Second, model costs change. Sometimes they drop (which is great). Sometimes the product team wants to upgrade to a more capable model, and costs jump. The roadmap and the cost model are in tension, and the cost model usually loses because nobody wants to ship a worse product to save on inference.

Third, the competitive pressure is real. If your competitor offers a similar product at a flat rate and absorbs the cost (funded by venture capital or cross-subsidised by another business line), you are in a pricing war where the floor is set by someone who is willing to lose money longer than you are. That is not a product problem. That is a survival problem.

The uncomfortable question

There is no clean answer here. Usage-based pricing feels fair but alienates users who want predictability. Flat pricing feels friendly but breaks at scale. Tiered models split the difference but create complexity that small teams struggle to manage.

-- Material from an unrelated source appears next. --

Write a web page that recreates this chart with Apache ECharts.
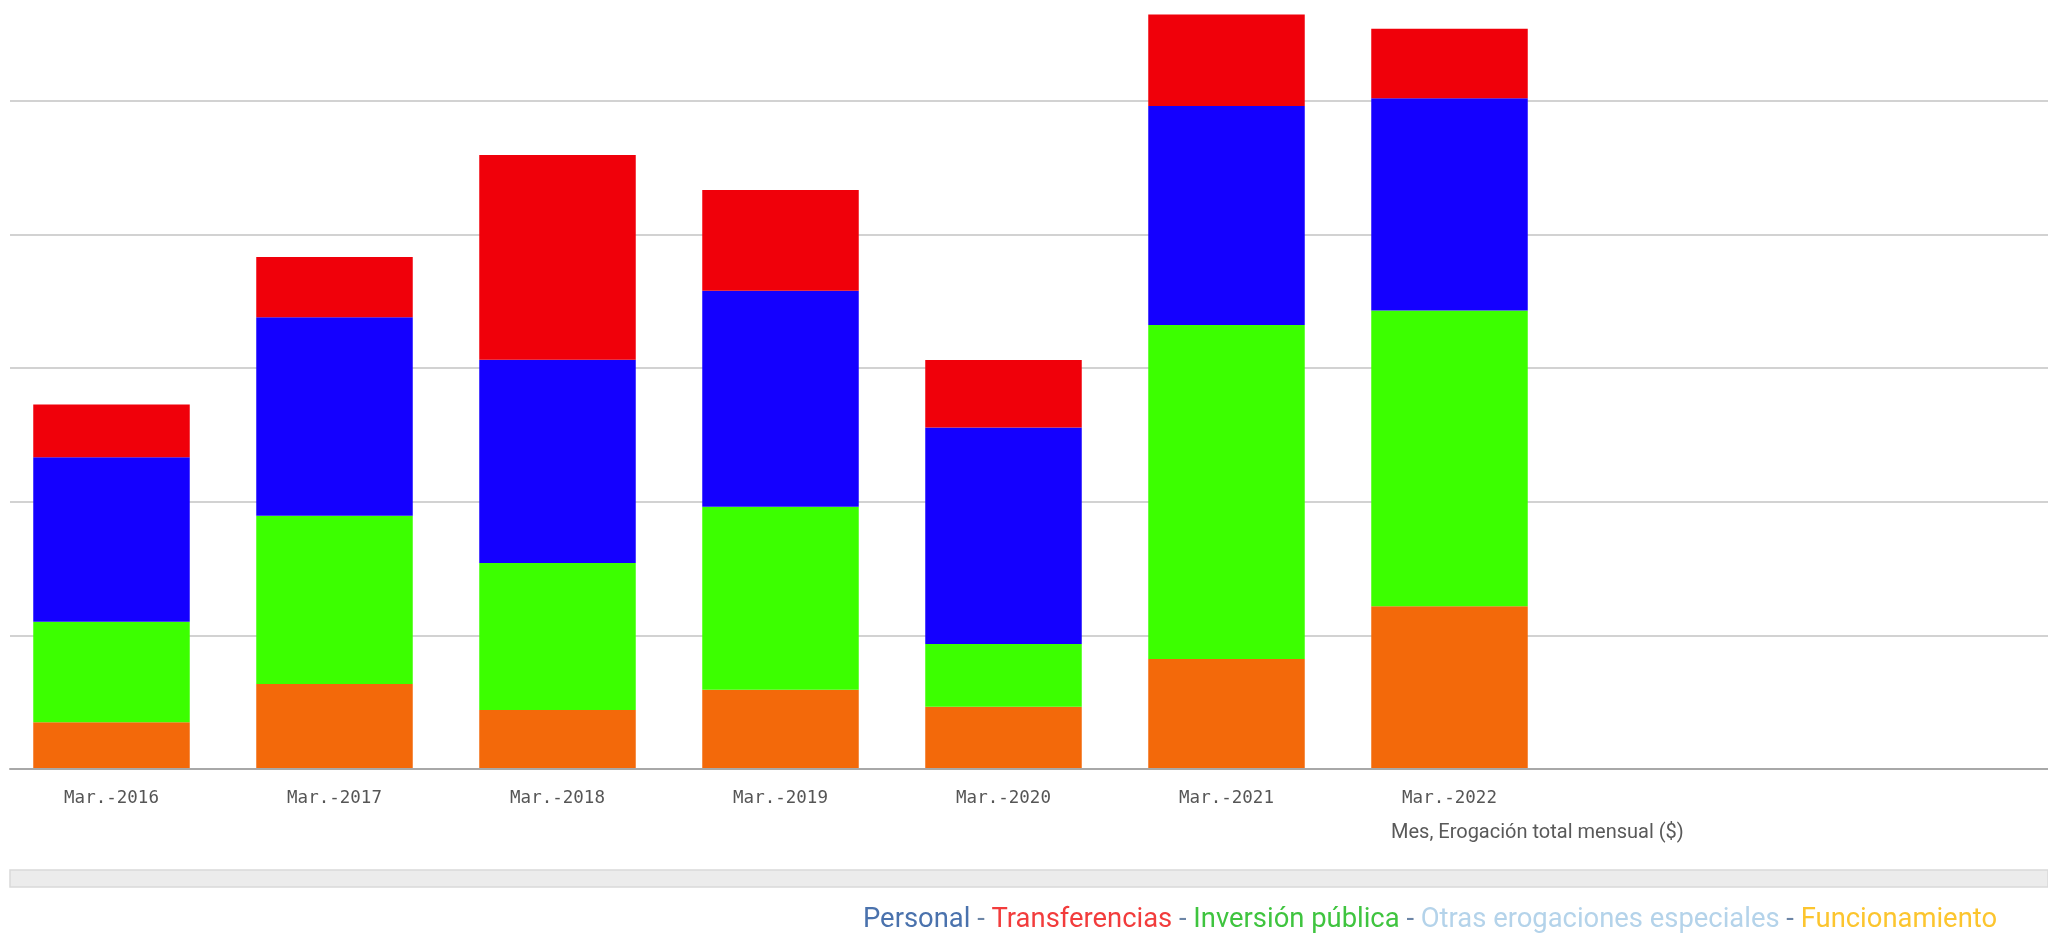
<!DOCTYPE html>
<html>
<head>
<meta charset="utf-8">
<script src="https://cdn.jsdelivr.net/npm/echarts@6/dist/echarts.min.js"></script>
<style>
html,body{margin:0;padding:0;background:#ffffff;}
#chart{width:2048px;height:934px;}
</style>
</head>
<body>
<div id="chart"></div>
<script>
// Categories (months)
const categories = ['Mar.-2016','Mar.-2017','Mar.-2018','Mar.-2019','Mar.-2020','Mar.-2021','Mar.-2022'];
// Stacked series values (arbitrary units; no value labels shown in the original)
const funcionamiento   = [35.0, 63.6, 44.2, 59.4, 46.6, 82.3, 121.8];   // orange (bottom)
const inversionPublica = [75.3, 126.0, 110.0, 136.9, 46.9, 250.0, 221.3]; // green
const personal         = [123.1, 148.5, 152.2, 161.7, 162.2, 163.9, 159.0]; // blue
const transferencias   = [39.4, 45.1, 153.2, 75.4, 50.4, 68.6, 51.9];  // red (top)
// Legend text items
const legendItems = ['Personal','Transferencias','Inversión pública','Otras erogaciones especiales','Funcionamiento'];
const axisTitle = 'Mes, Erogación total mensual ($)';

const chart = echarts.init(document.getElementById('chart'));

const colors = {orange:'#f3690a', green:'#3cff00', blue:'#1400ff', red:'#f0000a'};
const legendColors = ['#4a72ad','#f23c3c','#3fc43f','#b4d3ea','#fcc52e'];

const LFS = 27.4;
const richStyles = {d:{color:'#6c85a6', fontSize:LFS, fontFamily:'Roboto', fontWeight:'normal'}};
let legendText = '';
legendItems.forEach((name, i) => {
  const key = 'l' + i;
  richStyles[key] = {color: legendColors[i], fontSize: LFS, fontFamily: 'Roboto', fontWeight:'normal'};
  legendText += '{' + key + '|' + name + '}';
  if (i < legendItems.length - 1) legendText += '{d| - }';
});

const yMax = 575.6;
const common = {type:'bar', stack:'total', xAxisIndex:0, yAxisIndex:0, barWidth:156.5, emphasis:{disabled:true}};

chart.setOption({
  animation:false,
  backgroundColor:'#ffffff',
  title:[
    {text: axisTitle, left:1386, top:818, textStyle:{fontFamily:'Roboto', fontSize:20, fontWeight:'normal', color:'#595959'}},
    {text: legendText, left:858, top:902, textStyle:{rich: richStyles, fontSize:LFS, fontWeight:'normal', fontFamily:'Roboto'}}
  ],
  grid:[
    {left:-3.5, width:1564.5, top:0, bottom:165, containLabel:false},
    {left:10, right:0, top:0, bottom:165, containLabel:false}
  ],
  xAxis:[
    {type:'category', gridIndex:0, data:categories,
     axisLine:{show:false}, axisTick:{show:false}, splitLine:{show:false},
     axisLabel:{fontFamily:'DejaVu Sans Mono', fontSize:17.5, color:'#555555', margin:20}},
    {type:'value', gridIndex:1, min:0, max:1, z:5,
     axisLine:{show:true, lineStyle:{color:'#a8a8a8', width:2}},
     axisTick:{show:false}, axisLabel:{show:false}, splitLine:{show:false}}
  ],
  yAxis:[
    {type:'value', gridIndex:0, min:0, max:yMax, interval:100,
     axisLine:{show:false}, axisTick:{show:false}, axisLabel:{show:false}, splitLine:{show:false}},
    {type:'value', gridIndex:1, min:0, max:yMax, interval:100,
     axisLine:{show:false}, axisTick:{show:false}, axisLabel:{show:false},
     splitLine:{show:true, showMaxLine:false, lineStyle:{color:'#d2d2d2', width:2}}}
  ],
  graphic:[
    {type:'rect', shape:{x:10, y:870, width:2038, height:17},
     style:{fill:'#ececec', stroke:'#d9d9d9', lineWidth:1.5}, silent:true}
  ],
  series:[
    Object.assign({name:'Funcionamiento', data:funcionamiento, itemStyle:{color:colors.orange}}, common),
    Object.assign({name:'Inversión pública', data:inversionPublica, itemStyle:{color:colors.green}}, common),
    Object.assign({name:'Personal', data:personal, itemStyle:{color:colors.blue}}, common),
    Object.assign({name:'Transferencias', data:transferencias, itemStyle:{color:colors.red}}, common)
  ]
});
</script>
</body>
</html>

I have watched three teams wrestle with this in the past six months alone. The ones making progress share a common trait: they treat pricing as a product problem, not a finance problem. They test pricing the way they test features. They instrument cost per session with the same rigour they apply to conversion funnels. They accept that the pricing model will change multiple times in the first two years, and they build for that flexibility instead of locking in a structure too early.

Nobody has solved this yet. The teams that will figure it out are the ones honest enough to look at their own spreadsheets and say: this does not work at scale. And then redesign before scale arrives, not after.

That takes a specific kind of courage. The kind where you look at a product people love, with metrics going in the right direction, and admit that the economics underneath are quietly rotting. Most teams wait until the rot is visible. By then, the options are worse.

The best time to fix the model is when everything looks fine. That is also when it is hardest to convince anyone it needs fixing.